Hence, he said, the African continent is in need of effective transition in the sectors of food, water and energy that serve all of its habitants.

"As the UN high level climate champion, I developed eight priorities which I advocate and repeat in any discussion. The Water-Food-Energy nexus is a concept that hits the ‘sweet spot’ for all these five priorities," Mohieldin said, explaining that the first priority is adopting a holistic approach that aims to achieve all Sustainable Development Goals (SDGs), including climate targets.

Moreover, he clarified that this approach should help all people receive food, water and energy equally, and focus on achieving social, environmental and economic development, saying that this approach has become more important than at any time before.

He added that climate action’s second priority is implementation, saying that COP27 will be a conference of action, not more pledges and promises.

The third priority, according to Mohieldin, is to regionalise climate action, mentioning the five major regional roundtable initiatives to finance climate and development action.

The Africa roundtable resulted in 19 development projects, four of them relate to the nexus of food, water and energy, and Asia-Pacific resulted in 20 projects. Mohieldin expects that the Arab world roundtable will result in three related projects.

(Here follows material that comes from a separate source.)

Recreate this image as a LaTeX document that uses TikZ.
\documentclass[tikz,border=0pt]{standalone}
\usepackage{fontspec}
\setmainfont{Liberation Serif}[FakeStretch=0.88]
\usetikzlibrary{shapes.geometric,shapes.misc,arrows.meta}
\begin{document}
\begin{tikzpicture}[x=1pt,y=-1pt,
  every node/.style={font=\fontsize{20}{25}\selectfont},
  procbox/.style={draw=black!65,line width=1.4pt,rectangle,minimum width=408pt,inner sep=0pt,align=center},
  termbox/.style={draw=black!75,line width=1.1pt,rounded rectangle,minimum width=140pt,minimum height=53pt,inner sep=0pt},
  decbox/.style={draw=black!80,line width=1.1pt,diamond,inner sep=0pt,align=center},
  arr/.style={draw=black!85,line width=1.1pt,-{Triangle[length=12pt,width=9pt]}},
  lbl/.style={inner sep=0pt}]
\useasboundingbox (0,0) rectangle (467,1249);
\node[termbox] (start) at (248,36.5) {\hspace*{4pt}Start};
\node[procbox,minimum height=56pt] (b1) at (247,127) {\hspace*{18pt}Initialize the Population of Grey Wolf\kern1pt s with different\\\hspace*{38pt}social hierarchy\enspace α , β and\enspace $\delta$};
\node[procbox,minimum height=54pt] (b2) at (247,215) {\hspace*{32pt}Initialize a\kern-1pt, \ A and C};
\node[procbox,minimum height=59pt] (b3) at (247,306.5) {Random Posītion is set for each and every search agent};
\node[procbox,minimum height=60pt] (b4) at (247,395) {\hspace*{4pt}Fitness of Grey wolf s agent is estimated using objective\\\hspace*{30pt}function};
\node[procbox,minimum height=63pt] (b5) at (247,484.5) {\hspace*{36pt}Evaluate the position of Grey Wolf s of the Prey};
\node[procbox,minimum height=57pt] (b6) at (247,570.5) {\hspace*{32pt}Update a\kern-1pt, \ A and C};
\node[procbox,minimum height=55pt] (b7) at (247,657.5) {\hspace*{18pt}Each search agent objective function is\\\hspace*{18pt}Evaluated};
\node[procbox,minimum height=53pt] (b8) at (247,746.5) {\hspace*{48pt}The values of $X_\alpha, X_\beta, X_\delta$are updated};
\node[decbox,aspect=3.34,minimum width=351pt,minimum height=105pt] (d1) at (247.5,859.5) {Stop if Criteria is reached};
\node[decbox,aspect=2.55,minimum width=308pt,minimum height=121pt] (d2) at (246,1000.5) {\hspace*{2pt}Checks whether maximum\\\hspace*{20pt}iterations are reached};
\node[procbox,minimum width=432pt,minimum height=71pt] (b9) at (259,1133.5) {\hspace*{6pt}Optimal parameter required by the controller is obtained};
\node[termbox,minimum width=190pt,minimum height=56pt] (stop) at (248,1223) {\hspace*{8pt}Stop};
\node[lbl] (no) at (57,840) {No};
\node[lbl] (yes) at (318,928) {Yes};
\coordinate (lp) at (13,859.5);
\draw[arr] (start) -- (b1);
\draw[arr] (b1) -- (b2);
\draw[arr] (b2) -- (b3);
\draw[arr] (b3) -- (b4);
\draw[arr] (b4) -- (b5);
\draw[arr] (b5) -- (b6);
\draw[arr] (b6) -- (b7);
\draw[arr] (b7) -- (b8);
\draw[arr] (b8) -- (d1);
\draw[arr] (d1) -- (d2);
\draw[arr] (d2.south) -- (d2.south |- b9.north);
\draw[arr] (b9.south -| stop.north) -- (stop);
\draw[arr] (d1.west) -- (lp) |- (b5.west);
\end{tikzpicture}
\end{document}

Mohieldin said that the fourth priority is to enhance the local aspect of climate action, referring to the National Initiative for Smart Green Projects launched by Egypt, in which all local actors compete to register the best, smartest projects that help achieve environmental and climate goals within the framework of a local investment map.

"We will showcase 18 local development and climate projects during COP27, some of them will be food, water and energy projects," he said.

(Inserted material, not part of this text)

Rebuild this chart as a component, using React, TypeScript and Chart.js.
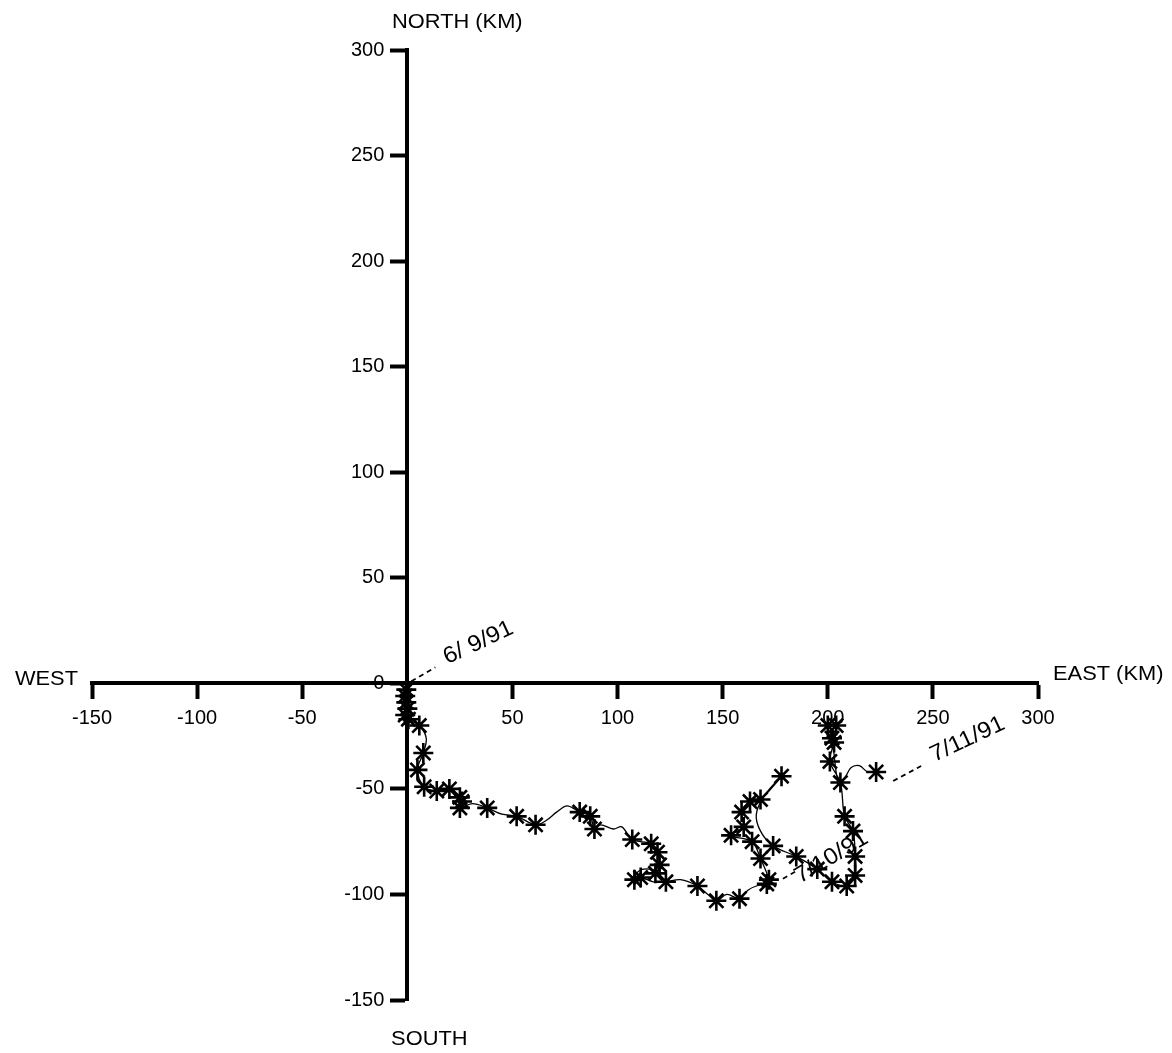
import React, { useEffect, useRef } from "react";
import { Chart, registerables } from "chart.js";

Chart.register(...registerables);

// Drifter track (km east / km north of start)
const trackEast = [
  0, -0.5, -1, -0.5, 0, -1, 0.5, 5.7, 9, 7.6, 4.8, 8, 14, 20, 25, 26, 25, 31, 38, 45, 52, 61,
  66, 71, 76, 82, 87, 89, 92, 98, 102, 107, 116, 119, 120, 118, 115, 110, 108, 111, 117, 123,
  130, 138, 143, 147, 152, 158, 162, 166, 171, 172, 168, 164, 154, 160, 159, 163, 168, 178,
  170, 166, 168, 174, 185, 195, 202, 209, 213, 213, 212, 208, 206, 201, 203, 204, 200, 202,
  205, 208, 211, 215, 219, 223,
];
const trackNorth = [
  0, -3, -6, -9, -12, -15, -17, -20, -26, -33, -41, -49, -51, -50, -54, -56, -59, -57, -59,
  -62, -63, -67, -65, -61, -58, -61, -63, -69, -67, -69, -68, -74, -76, -80, -86, -90, -88,
  -89, -93, -92, -94, -94, -93, -96, -100, -103, -100, -102, -98, -96, -95, -93, -83, -75,
  -72, -68, -61, -56, -55, -44, -53, -62, -70, -77, -82, -88, -94, -96, -91, -82, -70, -63,
  -47, -37, -28, -20, -20, -26, -47, -45, -40, -39, -42, -42,
];

// Position fixes (asterisks)
const fixEast = [
  -0.5, -1, -0.5, 0, -1, 0.5, 5.7, 7.6, 4.8, 8, 14, 20, 25, 26, 25, 38, 52, 61, 82, 87, 89,
  107, 116, 119, 120, 118, 108, 111, 123, 138, 147, 158, 171, 172, 168, 164, 154, 160, 159,
  163, 168, 178, 174, 185, 195, 202, 209, 213, 213, 212, 208, 206, 201, 203, 204, 200, 202, 223,
];
const fixNorth = [
  -3, -6, -9, -12, -15, -17, -20, -33, -41, -49, -51, -50, -54, -56, -59, -59, -63, -67, -61,
  -63, -69, -74, -76, -80, -86, -90, -93, -92, -94, -96, -103, -102, -95, -93, -83, -75, -72,
  -68, -61, -56, -55, -44, -77, -82, -88, -94, -96, -91, -82, -70, -63, -47, -37, -28, -20,
  -20, -26, -42,
];

// Axis ticks
const tickMin = -150;
const tickMax = 300;
const tickStep = 50;

// Date labels and the fixes they point at
const dateLabels = ["6/ 9/91", "7/10/91", "7/11/91"];
const dateEast = [0, 172, 223];
const dateNorth = [0, -93, -42];

// Axis direction titles
const titleNorth = "NORTH (KM)";
const titleSouth = "SOUTH";
const titleWest = "WEST";
const titleEast = "EAST (KM)";

const FONT = '"Liberation Sans", Arial, Helvetica, sans-serif';

// style offsets for each date label: leader start, leader end, text start, angle
const dateStyle = [
  { l1: [4, -2], l2: [28, -16], t: [40, -19], a: -25 },
  { l1: [14, -1], l2: [28, -9], t: [31, 4], a: -31 },
  { l1: [17, 9], l2: [45, -6], t: [58, -10], a: -25 },
];

const textPlugin = {
  id: "textPlugin",
  beforeDatasetsDraw(chart: any) {
    const { ctx, scales } = chart;
    const xs = scales.x;
    const ys = scales.y;
    ctx.save();
    ctx.fillStyle = "#000";
    ctx.strokeStyle = "#000";
    dateLabels.forEach((txt, i) => {
      const ax = xs.getPixelForValue(dateEast[i]);
      const ay = ys.getPixelForValue(dateNorth[i]);
      const s = dateStyle[i];
      ctx.save();
      ctx.setLineDash([5, 4]);
      ctx.lineWidth = 1.8;
      ctx.beginPath();
      ctx.moveTo(ax + s.l1[0], ay + s.l1[1]);
      ctx.lineTo(ax + s.l2[0], ay + s.l2[1]);
      ctx.stroke();
      ctx.restore();
      ctx.save();
      ctx.translate(ax + s.t[0], ay + s.t[1]);
      ctx.rotate((s.a * Math.PI) / 180);
      ctx.scale(1.06, 1);
      ctx.font = `23px ${FONT}`;
      ctx.textAlign = "left";
      ctx.textBaseline = "alphabetic";
      ctx.fillText(txt, 0, 0);
      ctx.restore();
    });
    ctx.restore();
  },
  afterDraw(chart: any) {
    const { ctx, scales, chartArea } = chart;
    const ys = scales.y;
    const x0 = scales.x.getPixelForValue(0);
    const y0 = ys.getPixelForValue(0);
    // y tick labels, from the scale's own ticks, placed left of the tick marks
    ctx.save();
    ctx.font = `20px ${FONT}`;
    ctx.fillStyle = "#000";
    ctx.textAlign = "right";
    ctx.textBaseline = "middle";
    ys.ticks.forEach((t: any) => {
      ctx.fillText(String(t.value), x0 - 23, ys.getPixelForValue(t.value));
    });
    ctx.restore();
    const put = (t: string, x: number, y: number, align: string) => {
      ctx.save();
      ctx.translate(x, y);
      ctx.scale(1.12, 1);
      ctx.font = `19.5px ${FONT}`;
      ctx.fillStyle = "#000";
      ctx.textAlign = align;
      ctx.textBaseline = "middle";
      ctx.fillText(t, 0, 0);
      ctx.restore();
    };
    put(titleNorth, x0 + 50, chartArea.top - 27, "center");
    put(titleSouth, x0 + 22, chartArea.bottom + 40, "center");
    put(titleWest, chartArea.left - 14, y0 - 4, "right");
    put(titleEast, chartArea.right + 15, y0 - 9, "left");
  },
};

export default function App() {
  const ref = useRef<HTMLCanvasElement | null>(null);
  useEffect(() => {
    if (!ref.current) return;
    const tickFont = { family: FONT, size: 20 };
    const chart = new Chart(ref.current, {
      type: "scatter",
      data: {
        datasets: [
          {
            label: "track",
            data: trackEast.map((x, i) => ({ x, y: trackNorth[i] })),
            showLine: true,
            borderColor: "#000",
            borderWidth: 1.3,
            pointRadius: 0,
            tension: 0.35,
            fill: false,
          },
          {
            label: "fixes",
            data: fixEast.map((x, i) => ({ x, y: fixNorth[i] })),
            showLine: false,
            pointStyle: "star",
            pointRadius: 10,
            pointHoverRadius: 10,
            pointBorderWidth: 2.6,
            borderColor: "#000",
            backgroundColor: "#000",
          },
        ],
      },
      options: {
        animation: false,
        responsive: false,
        maintainAspectRatio: false,
        events: [],
        layout: { padding: { left: 92, right: 134, top: 50, bottom: 53 } },
        plugins: { legend: { display: false }, tooltip: { enabled: false } },
        scales: {
          x: {
            type: "linear",
            min: tickMin,
            max: tickMax,
            position: { y: 0 },
            afterFit: (s: any) => {
              s.height = 0;
            },
            border: { display: true, color: "#000", width: 4 },
            grid: {
              display: true,
              drawOnChartArea: false,
              drawTicks: true,
              tickLength: 14,
              tickWidth: 4,
              tickColor: "#000",
            },
            ticks: {
              stepSize: tickStep,
              color: "#000",
              font: tickFont,
              padding: 9,
              maxRotation: 0,
              autoSkip: false,
            },
          },
          y: {
            type: "linear",
            min: tickMin,
            max: tickMax,
            position: { x: 0 },
            afterFit: (s: any) => {
              s.width = 0;
            },
            border: { display: true, color: "#000", width: 4 },
            grid: {
              display: true,
              drawOnChartArea: false,
              drawTicks: true,
              tickLength: 15,
              tickWidth: 4,
              tickColor: "#000",
            },
            ticks: {
              stepSize: tickStep,
              display: false,
              autoSkip: false,
            },
          },
        },
      } as any,
      plugins: [textPlugin as any],
    });
    return () => chart.destroy();
  }, []);
  return (
    <div
      style={{
        position: "absolute",
        left: 0,
        top: 0,
        width: 1172,
        height: 1053,
        background: "#fff",
      }}
    >
      <canvas ref={ref} width={1172} height={1053} style={{ display: "block" }} />
    </div>
  );
}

Mohieldin indicated that financing is the fifth priority, explaining that COP27 prioritises mobilising finance and investments for environment and climate projects, pushing towards fulfilling previous financing pledges, especially the $100 billion pledged by the Copenhagen conference, and activating GFANZ to finance climate projects in developing countries.

He added that COP27 will target scaling up private sector participation, finding innovative finance instruments, pushing towards financing climate action through investments without adding a bigger debt burden on developing countries, establishing a carbon market that suits developing countries and emerging market priorities and circumstances, and linking public budgets to development and climate action.